New York's Gov. Andrew Cuomo contributed to the confusion in an embarrassing September interview with CNBC, in which he was doggedly questioned on whether the wave of vaping-related illness had made him reconsider pursuing cannabis legalization. "No," he replied—but quickly added that his administration is "not in favor of smoking marijuana," and that there are "ways to get THC without smoking marijuana." 

Yet "smoking marijuana" (or vaping marijuana) is the safer alternative to vaping extracts—and especially to vaping from an illict-market vape-pen.

Semantic confusion
And this brings us to how the terminology increasingly favored by the cannabis industry and advocacy community is also contributing the confused intellectual climate. Under the new dogma, use of the word "marijuana" is increasingly verboten. The word "cannabis" meanwhile is becoming a catch-all for any products derived from cannabis—including the extracts and oils in vape-pens. As a means of eroding the stigma, this is obviously counter-productive—because it blurs the distinction between a cured flower and a refined extract. It makes rhetorical booby-traps like the one Cuomo blundered into all the more effective.

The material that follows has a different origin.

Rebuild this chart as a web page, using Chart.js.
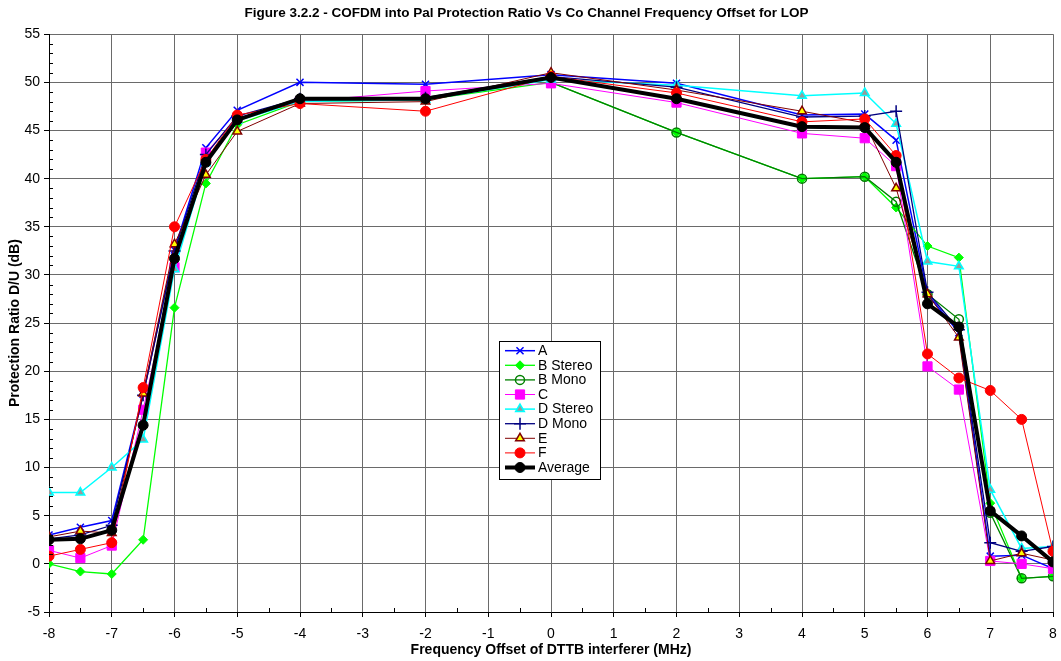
<!DOCTYPE html>
<html>
<head>
<meta charset="utf-8">
<script src="https://cdn.jsdelivr.net/npm/chart.js@4/dist/chart.umd.min.js"></script>
<style>
  html, body { margin: 0; padding: 0; background: #ffffff; }
  #wrap { width: 1061px; height: 661px; position: relative; }
</style>
</head>
<body>
<div id="wrap"><canvas id="c" width="1061" height="661"></canvas></div>
<script>
// Frequency offsets (MHz) at which each receiver was measured
const offsets = [-8, -7.5, -7, -6.5, -6, -5.5, -5, -4, -2, 0, 2, 4, 5, 5.5, 6, 6.5, 7, 7.5, 8];

// Protection ratio D/U (dB) per receiver
const seriesA  = [3.0, 3.8, 4.5, 17.6, 32.6, 43.2, 47.1, 50.0, 49.8, 50.8, 49.9, 46.6, 46.7, 44.0, 28.0, 24.0, 0.8, 0.9, -0.5];
const bStereo  = [0.0, -0.8, -1.05, 2.5, 26.6, 39.5, 45.6, 48.0, 48.2, 50.0, 44.8, 40.0, 40.2, 37.0, 33.0, 31.8, 6.3, -1.5, -1.3];
const bMono    = [null, null, null, null, null, null, null, null, null, 50.0, 44.8, 40.0, 40.2, 37.6, 28.0, 25.4, 5.3, -1.5, -1.3];
const seriesC  = [1.4, 0.6, 1.9, 16.0, 30.8, 42.7, 46.3, 48.0, 49.1, 49.9, 47.9, 44.7, 44.2, 41.3, 20.5, 18.1, 0.3, 0.0, -0.5];
const dStereo  = [7.4, 7.4, 10.0, 12.9, 30.6, 41.6, 46.0, 48.0, 48.2, 50.3, 49.7, 48.6, 48.9, 45.7, 31.4, 30.9, 7.7, 1.6, 1.8];
const dMono    = [2.6, 3.0, 4.0, 17.5, 32.5, 42.5, 46.5, 48.3, 48.4, 50.6, 49.5, 46.4, 46.5, 47.0, 28.2, 24.3, 2.2, 1.3, 1.8];
const seriesE  = [2.8, 3.4, 3.2, 17.7, 33.2, 40.4, 44.9, 47.8, 48.0, 51.0, 49.2, 47.0, 45.8, 39.0, 28.0, 23.5, 0.3, 1.1, 0.4];
const seriesF  = [0.8, 1.5, 2.2, 18.3, 35.0, 42.0, 46.6, 47.8, 47.0, 50.6, 48.9, 45.9, 46.2, 42.4, 21.8, 19.3, 18.0, 15.0, 1.3];
const average  = [2.5, 2.6, 3.5, 14.4, 31.7, 41.7, 46.1, 48.3, 48.3, 50.5, 48.3, 45.4, 45.3, 41.7, 27.0, 24.6, 5.5, 2.9, 0.2];

// Axis ranges and tick steps
const xRange = [-8, 8];
const yRange = [-5, 55];
const xStep = 1;
const yStep = 5;

const FONT = "Arial, 'Liberation Sans', Helvetica, sans-serif";

function pts(values) {
  return offsets.map((x, i) => ({ x: x, y: values[i] }));
}

function series(label, values, style, order) {
  return Object.assign({
    label: label,
    data: pts(values),
    order: order,
    tension: 0,
    spanGaps: false,
    pointHoverRadius: 0
  }, style);
}

const datasets = [
  series('A', seriesA, { borderColor: '#0000ff', borderWidth: 1.5, pointStyle: 'crossRot', pointRadius: 5, pointBorderColor: '#0000ff', pointBackgroundColor: '#0000ff', pointBorderWidth: 1.5 }, 8),
  series('B Stereo', bStereo, { borderColor: '#00ff00', borderWidth: 1.3, pointStyle: 'rectRot', pointRadius: 4.5, pointBorderColor: '#00ff00', pointBackgroundColor: '#00ff00', pointBorderWidth: 1 }, 7),
  series('B Mono', bMono, { borderColor: '#008000', borderWidth: 1.3, pointStyle: 'circle', pointRadius: 4.5, pointBorderColor: '#008000', pointBackgroundColor: 'rgba(255,255,255,0)', pointBorderWidth: 1.5 }, 6),
  series('C', seriesC, { borderColor: '#ff00ff', borderWidth: 1, pointStyle: 'rect', pointRadius: 6.5, pointBorderColor: '#ff00ff', pointBackgroundColor: '#ff00ff', pointBorderWidth: 1 }, 5),
  series('D Stereo', dStereo, { borderColor: '#00ffff', borderWidth: 1.5, pointStyle: 'triangle', pointRadius: 5, pointBorderColor: '#00ffff', pointBackgroundColor: '#999999', pointBorderWidth: 1.5 }, 4),
  series('D Mono', dMono, { borderColor: '#000080', borderWidth: 1.3, pointStyle: 'cross', pointRadius: 6, pointBorderColor: '#000080', pointBackgroundColor: '#000080', pointBorderWidth: 1.5 }, 3),
  series('E', seriesE, { borderColor: '#800000', borderWidth: 1, pointStyle: 'triangle', pointRadius: 5, pointBorderColor: '#800000', pointBackgroundColor: '#ffff00', pointBorderWidth: 1.5 }, 2),
  series('F', seriesF, { borderColor: '#ff0000', borderWidth: 1, pointStyle: 'circle', pointRadius: 5, pointBorderColor: '#ff0000', pointBackgroundColor: '#ff0000', pointBorderWidth: 1 }, 1),
  series('Average', average, { borderColor: '#000000', borderWidth: 4, pointStyle: 'circle', pointRadius: 5, pointBorderColor: '#000000', pointBackgroundColor: '#000000', pointBorderWidth: 1 }, 0)
];

// Small inward minor ticks on both axes
const minorTicks = {
  id: 'minorTicks',
  afterDraw(chart) {
    const { ctx, chartArea, scales } = chart;
    ctx.save();
    ctx.strokeStyle = '#000000';
    ctx.lineWidth = 1;
    ctx.beginPath();
    for (let v = yRange[0]; v <= yRange[1]; v += 1) {
      if (v % yStep === 0) continue;
      const py = Math.round(scales.y.getPixelForValue(v)) + 0.5;
      ctx.moveTo(chartArea.left, py);
      ctx.lineTo(chartArea.left + 4, py);
    }
    for (let v = xRange[0] + 0.5; v < xRange[1]; v += 1) {
      const px = Math.round(scales.x.getPixelForValue(v)) + 0.5;
      ctx.moveTo(px, chartArea.bottom);
      ctx.lineTo(px, chartArea.bottom - 4);
    }
    ctx.stroke();
    ctx.restore();
  }
};

// Boxed legend inside the plot
const boxLegend = {
  id: 'boxLegend',
  afterDraw(chart) {
    const ctx = chart.ctx;
    const left = 499.5, top = 341.5, w = 101, h = 138;
    const rowH = 14.6, firstRow = 350.7;
    ctx.save();
    ctx.fillStyle = '#ffffff';
    ctx.fillRect(left, top, w, h);
    ctx.strokeStyle = '#000000';
    ctx.lineWidth = 1;
    ctx.strokeRect(left, top, w, h);
    ctx.font = '14px ' + FONT;
    ctx.textBaseline = 'middle';
    ctx.textAlign = 'left';
    chart.data.datasets.forEach((ds, i) => {
      const y = firstRow + i * rowH;
      ctx.strokeStyle = ds.borderColor;
      ctx.lineWidth = ds.borderWidth;
      ctx.beginPath();
      ctx.moveTo(505, y);
      ctx.lineTo(535, y);
      ctx.stroke();
      ctx.fillStyle = ds.pointBackgroundColor;
      ctx.strokeStyle = ds.pointBorderColor;
      ctx.lineWidth = ds.pointBorderWidth;
      Chart.helpers.drawPoint(ctx, {
        pointStyle: ds.pointStyle,
        radius: ds.pointRadius,
        rotation: 0,
        borderWidth: ds.pointBorderWidth
      }, 520, y);
      ctx.fillStyle = '#000000';
      ctx.fillText(ds.label, 538, y + 0.5);
    });
    ctx.restore();
  }
};

new Chart(document.getElementById('c'), {
  type: 'line',
  data: { datasets: datasets },
  plugins: [minorTicks, boxLegend],
  options: {
    responsive: false,
    animation: false,
    devicePixelRatio: 1,
    layout: { padding: { left: 0, right: 8, top: 0, bottom: 0 } },
    font: { family: FONT },
    plugins: {
      legend: { display: false },
      tooltip: { enabled: false },
      title: {
        display: true,
        text: 'Figure 3.2.2 - COFDM into Pal Protection Ratio Vs Co Channel Frequency Offset for LOP',
        color: '#000000',
        font: { family: FONT, size: 13.5, weight: 'bold' },
        padding: { top: 5, bottom: 13 }
      }
    },
    scales: {
      x: {
        type: 'linear',
        min: xRange[0],
        max: xRange[1],
        afterFit(scale) { scale.height = 49; scale.paddingLeft = 0; scale.paddingRight = 0; },
        ticks: { stepSize: xStep, color: '#000000', font: { family: FONT, size: 14 }, padding: 9, maxRotation: 0 },
        grid: { color: '#6a6a6a', lineWidth: 1, tickColor: '#000000', tickLength: 5 },
        border: { color: '#000000', width: 1 },
        title: {
          display: true,
          text: 'Frequency Offset of DTTB interferer (MHz)',
          color: '#000000',
          font: { family: FONT, size: 14, weight: 'bold' },
          padding: { top: 0, bottom: 2 }
        }
      },
      y: {
        type: 'linear',
        min: yRange[0],
        max: yRange[1],
        afterFit(scale) { scale.width = 49; },
        ticks: { stepSize: yStep, color: '#000000', font: { family: FONT, size: 14 }, padding: 4 },
        grid: { color: '#6a6a6a', lineWidth: 1, tickColor: '#000000', tickLength: 5 },
        border: { color: '#000000', width: 1 },
        title: {
          display: true,
          text: 'Protection Ratio D/U (dB)',
          color: '#000000',
          font: { family: FONT, size: 14, weight: 'bold' },
          padding: { top: 7, bottom: 0 }
        }
      }
    }
  }
});
</script>
</body>
</html>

If the word "marijuana" is to be erased from our vocabulary, then there must be another one to denote dried and cured cannabis flower, typically that containing enough THC for a psychoactive effect. Using the word "cannabis" in a sweeping and imprecise way thickens the cloud of obfuscation around the whole question, and ultimately abets the forces of cultural backlash. Rejecting the word "marijuana" is in some ways a capitulation to the stigma—and a capitulation to racism, as that word is associated with the stigma precisely because it emphasizes the plant's Mexican roots in North America. Anti-Mexican xenophobia was deftly exploited in the prohibitionist propaganda campaign of the "Reefer Madness" era in the 1930s. And given the current climate in this country, accepting the stigmatization of something (whether a word or a plant) because of its Mexican origins holds obvious political dangers.

In 2020, it might be time to say it loud—I smoke marijuana and I'm proud!